Private Banking: Frutos para cuidar
O que distingue o Banco Carregosa dos demais? A resposta vem na forma de uma citação de Miguel Torga: "Nenhuma árvore explica os seus frutos, embora goste que lhos comam".
Para a banqueira, esta forma de estar na vida "é o nosso ADN". Tem uma postura muito "low profile". Quase não faz publicidade, ou a pouca que faz "é muito selecionada e bem dirigida". Mas a grande máxima do banco é a "exclusividade", o "fazer correto", com a pretensão assumida de que "faz um bocadinho melhor do que os outros".
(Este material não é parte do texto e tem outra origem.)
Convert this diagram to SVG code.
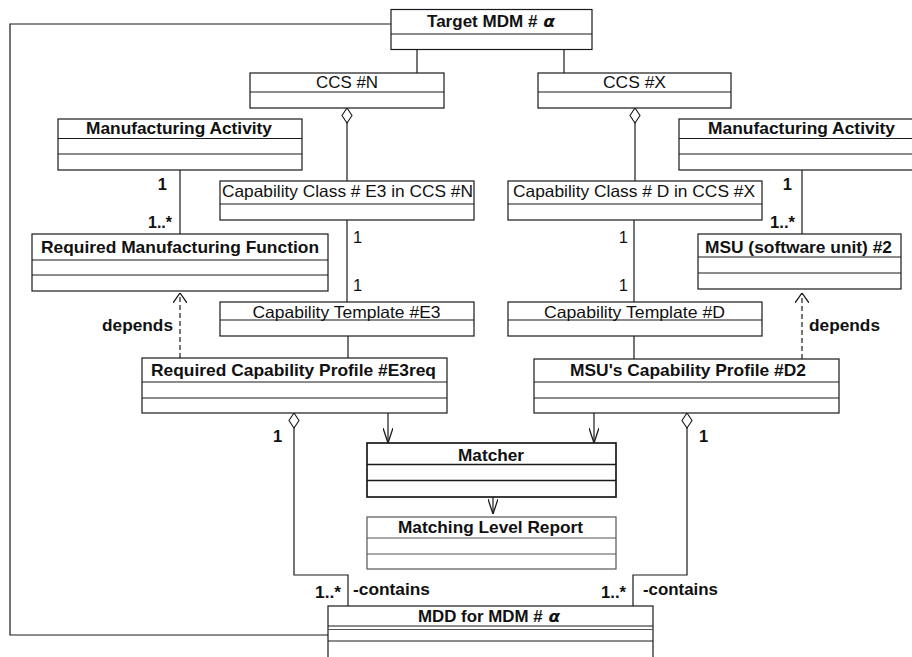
<svg xmlns="http://www.w3.org/2000/svg" width="912" height="657" viewBox="0 0 912 657">
<style>
.box{fill:#fff;stroke:#1a1a1a;stroke-width:1.2}
.div{stroke:#1a1a1a;stroke-width:1.2;fill:none}
.thick{stroke-width:1.7}
.grey{stroke:#555}
.b{font-family:"Liberation Sans",Arial,sans-serif;font-weight:bold;font-size:16.5px;fill:#111}
.r{font-family:"Liberation Sans",Arial,sans-serif;font-size:16.5px;fill:#111}
.c{text-anchor:middle}
.e{text-anchor:end}
.ln{stroke:#1a1a1a;stroke-width:1.2;fill:none}
.dash{stroke-dasharray:5,3}
</style>
<defs>
<marker id="open" viewBox="0 0 15 10" refX="15" refY="5" markerWidth="15" markerHeight="10" markerUnits="userSpaceOnUse" orient="auto">
<path d="M0,0 L15,5 L0,10" fill="none" stroke="#1a1a1a" stroke-width="1.3"/>
</marker>
<marker id="dep" viewBox="0 0 10 14" refX="10" refY="7" markerWidth="10" markerHeight="14" markerUnits="userSpaceOnUse" orient="auto">
<path d="M0,0 L10,7 L0,14" fill="none" stroke="#1a1a1a" stroke-width="1.3"/>
</marker>
<marker id="dia" viewBox="-1 -1 17 12" refX="0" refY="5" markerWidth="17" markerHeight="12" markerUnits="userSpaceOnUse" orient="auto">
<path d="M0,5 L7.5,0 L15,5 L7.5,10 Z" fill="#fff" stroke="#1a1a1a" stroke-width="1.1"/>
</marker>
</defs>
<rect width="912" height="657" fill="#fff"/>

<g id="connectors">
<polyline class="ln" points="391,24 10,24 10,635 328,635"/>
<line class="ln" x1="417" y1="50" x2="417" y2="73"/>
<line class="ln" x1="564" y1="50" x2="564" y2="73"/>
<line class="ln" x1="347" y1="108" x2="347" y2="181" marker-start="url(#dia)"/>
<line class="ln" x1="635" y1="108" x2="635" y2="181" marker-start="url(#dia)"/>
<line class="ln" x1="180" y1="170" x2="180" y2="234"/>
<line class="ln" x1="802" y1="170" x2="802" y2="234"/>
<line class="ln" x1="347" y1="220" x2="347" y2="302"/>
<line class="ln" x1="634" y1="220" x2="634" y2="302"/>
<line class="ln" x1="348" y1="336" x2="348" y2="358"/>
<line class="ln" x1="634" y1="336" x2="634" y2="359"/>
<line class="ln dash" x1="180" y1="358" x2="180" y2="293" marker-end="url(#dep)"/>
<line class="ln dash" x1="802" y1="359" x2="802" y2="293" marker-end="url(#dep)"/>
<line class="ln" x1="388" y1="413" x2="388" y2="443" marker-end="url(#open)"/>
<line class="ln" x1="594" y1="413" x2="594" y2="443" marker-end="url(#open)"/>
<line class="ln" x1="493" y1="497" x2="493" y2="514" marker-end="url(#open)"/>
<polyline class="ln" points="294,413 294,575 348,575 348,606" marker-start="url(#dia)"/>
<polyline class="ln" points="687,413 687,575 633,575 633,606" marker-start="url(#dia)"/>
<text class="b e" x="167" y="190">1</text>
<text class="b" x="148" y="228" textLength="24" lengthAdjust="spacingAndGlyphs">1..*</text>
<text class="b e" x="792" y="190">1</text>
<text class="b" x="770" y="228" textLength="25" lengthAdjust="spacingAndGlyphs">1..*</text>
<text class="r" x="353" y="243">1</text>
<text class="r" x="353" y="291">1</text>
<text class="r e" x="628" y="243">1</text>
<text class="r e" x="628" y="291">1</text>
<text class="b" x="102" y="331" textLength="71" lengthAdjust="spacingAndGlyphs">depends</text>
<text class="b" x="809" y="331" textLength="71" lengthAdjust="spacingAndGlyphs">depends</text>
<text class="b" x="273" y="442">1</text>
<text class="b" x="699" y="442">1</text>
<text class="b" x="315" y="598" textLength="26" lengthAdjust="spacingAndGlyphs">1..*</text>
<text class="b" x="353" y="595" textLength="77" lengthAdjust="spacingAndGlyphs">-contains</text>
<text class="b" x="601" y="598" textLength="25" lengthAdjust="spacingAndGlyphs">1..*</text>
<text class="b" x="643" y="595" textLength="75" lengthAdjust="spacingAndGlyphs">-contains</text>
</g>

<g id="target-mdm">
<rect class="box" x="391" y="9.5" width="201" height="40"/>
<line class="div" x1="391" y1="34" x2="592" y2="34"/>
<text class="b" x="427" y="27" textLength="128" lengthAdjust="spacingAndGlyphs">Target MDM #<tspan font-style="italic" font-family="'DejaVu Sans',sans-serif"> α</tspan></text>
</g>

<g id="ccs-n">
<rect class="box" x="250" y="73" width="194" height="35"/>
<line class="div" x1="250" y1="92" x2="444" y2="92"/>
<text class="r c" x="347" y="88" textLength="62" lengthAdjust="spacingAndGlyphs">CCS #N</text>
</g>

<g id="ccs-x">
<rect class="box" x="538" y="73" width="193" height="35"/>
<line class="div" x1="538" y1="92" x2="731" y2="92"/>
<text class="r c" x="634.5" y="88" textLength="63" lengthAdjust="spacingAndGlyphs">CCS #X</text>
</g>

<g id="manufacturing-activity-left">
<rect class="box" x="58" y="119" width="244" height="51"/>
<line class="div" x1="58" y1="138.5" x2="302" y2="138.5"/>
<line class="div" x1="58" y1="154" x2="302" y2="154"/>
<text class="b c" x="179" y="134" textLength="186" lengthAdjust="spacingAndGlyphs">Manufacturing Activity</text>
</g>

<g id="manufacturing-activity-right">
<rect class="box" x="679" y="119" width="240" height="51"/>
<line class="div" x1="679" y1="138.5" x2="912" y2="138.5"/>
<line class="div" x1="679" y1="154" x2="912" y2="154"/>
<text class="b c" x="801.5" y="134" textLength="187" lengthAdjust="spacingAndGlyphs">Manufacturing Activity</text>
</g>

<g id="capability-class-e3">
<rect class="box" x="220" y="181" width="254" height="39"/>
<line class="div" x1="220" y1="204" x2="474" y2="204"/>
<text class="r" x="222" y="197" textLength="251" lengthAdjust="spacingAndGlyphs">Capability Class # E3 in CCS #N</text>
</g>

<g id="capability-class-d">
<rect class="box" x="508" y="181" width="254" height="39"/>
<line class="div" x1="508" y1="204" x2="762" y2="204"/>
<text class="r" x="513" y="197" textLength="242" lengthAdjust="spacingAndGlyphs">Capability Class # D in CCS #X</text>
</g>

<g id="required-manufacturing-function">
<rect class="box" x="32" y="234" width="296" height="57"/>
<line class="div" x1="32" y1="260" x2="328" y2="260"/>
<line class="div" x1="32" y1="275" x2="328" y2="275"/>
<text class="b c" x="180" y="253" textLength="278" lengthAdjust="spacingAndGlyphs">Required Manufacturing Function</text>
</g>

<g id="msu-software-unit">
<rect class="box" x="698" y="234" width="203" height="55"/>
<line class="div" x1="698" y1="257" x2="901" y2="257"/>
<line class="div" x1="698" y1="273" x2="901" y2="273"/>
<text class="b c" x="798.5" y="253" textLength="187" lengthAdjust="spacingAndGlyphs">MSU (software unit) #2</text>
</g>

<g id="capability-template-e3">
<rect class="box" x="220" y="302" width="254" height="34"/>
<line class="div" x1="220" y1="320" x2="474" y2="320"/>
<text class="r c" x="346.5" y="318" textLength="188" lengthAdjust="spacingAndGlyphs">Capability Template #E3</text>
</g>

<g id="capability-template-d">
<rect class="box" x="508" y="302" width="254" height="34"/>
<line class="div" x1="508" y1="320" x2="762" y2="320"/>
<text class="r c" x="634.5" y="318" textLength="181" lengthAdjust="spacingAndGlyphs">Capability Template #D</text>
</g>

<g id="required-capability-profile">
<rect class="box" x="142" y="358" width="305" height="55"/>
<line class="div" x1="142" y1="382" x2="447" y2="382"/>
<line class="div" x1="142" y1="398" x2="447" y2="398"/>
<text class="b c" x="293.5" y="376" textLength="285" lengthAdjust="spacingAndGlyphs">Required Capability Profile #E3req</text>
</g>

<g id="msu-capability-profile">
<rect class="box" x="534" y="359" width="305" height="54"/>
<line class="div" x1="534" y1="382" x2="839" y2="382"/>
<line class="div" x1="534" y1="398" x2="839" y2="398"/>
<text class="b c" x="688" y="376" textLength="236" lengthAdjust="spacingAndGlyphs">MSU's Capability Profile #D2</text>
</g>

<g id="matcher">
<rect class="box thick" x="367" y="443" width="249" height="54"/>
<line class="div thick" x1="367" y1="464.5" x2="616" y2="464.5"/>
<line class="div thick" x1="367" y1="480.5" x2="616" y2="480.5"/>
<text class="b c" x="491" y="461" textLength="66" lengthAdjust="spacingAndGlyphs">Matcher</text>
</g>

<g id="matching-level-report">
<rect class="box grey" x="367" y="517" width="249" height="52"/>
<line class="div grey" x1="367" y1="538" x2="616" y2="538"/>
<line class="div grey" x1="367" y1="554" x2="616" y2="554"/>
<text class="b c" x="490.5" y="533" textLength="185" lengthAdjust="spacingAndGlyphs">Matching Level Report</text>
</g>

<g id="mdd-for-mdm">
<rect class="box" x="328" y="606" width="325" height="70"/>
<line class="div" x1="328" y1="626" x2="653" y2="626"/>
<line class="div grey" x1="328" y1="629.5" x2="653" y2="629.5" stroke-width="0.8"/>
<line class="div" x1="328" y1="641" x2="653" y2="641"/>
<text class="b c" x="489" y="622" textLength="142" lengthAdjust="spacingAndGlyphs">MDD for MDM #<tspan font-style="italic" font-family="'DejaVu Sans',sans-serif"> α</tspan></text>
</g>
</svg>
Como? Assumindo com clareza a responsabilidade de honrar os interesses dos clientes que são simultaneamente depositários de património e de confiança na instituição que Maria Cândida lidera.
"Para gerir as carteiras dos seus clientes, o Banco Carregosa tem que procurar as melhores oportunidades", mas "sem ter qualquer compromisso com quem quer que seja", "não há grupos, não há ninguém, não há nenhuma emissão de obrigações que tenha de aplicar".
Com isto, Maria Cândida não quer dizer que os outros bancos não tenham igual respeito pelos clientes, sobretudo numa altura "em que já são tão regulados", mas explica que por vezes há bancos "com outros interesses que conflituam", e "que nós não temos porque somos completamente independentes".
Hoje, ao abrir uma conta, qualquer novo depositante ou investidor tem de responder a um longo inquérito que dá às entidades bancárias uma noção, o mais realista possível, da "literacia financeira" do investidor e é em função desse perfil que a gestão da fortuna terá de acontecer.
Quem é "o cliente" do Banco Carregosa?
Desde logo, alguém com dinheiro... Muito dinheiro. Neste momento o Banco Carregosa "já ultrapassou os 500 milhões de euros sob supervisão" e apresenta um "rácio de solvabilidade" - um indicador de solidez financeira - na ordem dos 20,5% (o Banco de Portugal exige 10%). Para Maria Cândida rácios como estes provam que "somos pequeninos mas sólidos".
Afirma que o Banco tem conseguido um "crescimento regular", e apresentando sempre "bons resultados". E "pagamos muitos impostos": mais de cinco milhões de euros em 2012 e quatro milhões em 2013.
Quando procuramos perceber os pré-requisitos de um cliente-tipo, a resposta vem acompanhada de um sorriso: "Ele só precisa de ter a fortuna".
A gestão é depois negociada diretamente entre o banco e o cliente.
Os serviços do Banco Carregosa não se circunscrevem a uma mera gestão de ativos e de investimento. Neste caso falamos de um espécie de "alfaiataria financeira" - se assim se pode dizer - com um aconselhamento à medida de cada cliente.
Maria Cândida dá o exemplo de um cliente com 60 anos, com uma pequena e média empresa e que pensa ter chegado à altura de "arrumar a casa", "comprando participações minoritárias de outros sócios", "transformando-a numa S.A.", pensando na "modernização". Tudo isto é um "trabalho que o banco faz e aconselha no ramo corporate". "Nós temos de estar apetrechados para tudo, porque a licença bancária quando nos foi dada não se resumia apenas à vertente private".
Mas claro está que é nesta segunda vertente que se delimita a grande zona de conforto do Banco Carregosa. Quando falamos num horizonte virtual de vinte anos, Maria Cândida não hesita em formular o desejo de um Banco "com a mesma dimensão, mas com um aumento enorme no montante sob gestão."
No plano do sonho mais íntimo, Maria Cândida "gostaria de ir ao encontro do modelo suíço", mas está consciente de que no nosso mercado tal desejo não seria concretizável. Não há tradição, "somos muito pequeninos, as pessoas com grandes fortunas não serão assim tantas e não querem correr o risco que o país oferece."
Num momento em que o país assiste ao esboroar de um banco histórico, Maria Cândida Rocha e Silva admite que as notícias não abonam a favor da credibilidade da banca nacional. Relativamente ao caso Espírito Santo, à data de realização desta entrevista ainda muito se discutia sobre o papel dos reguladores na identificação precoce do problema. "Mas se não está escrito nos livros do banco, se calhar o supervisor não pôde chegar lá?" "É difícil auditar o que não está lá!"
E neste campo, Maria Cândida não tem dúvidas de que todos ficam a perder. "Quem está no mercado sofre". "O povo diz e é verdade: a lama salpica sempre."
Polémicas à parte, pelo menos quanto ao banco que dirige, Maria Cândida responde com uma palavra-chave: "transparência". "Somos pequenos. É tudo claro e transparente. Temos poucos acionistas".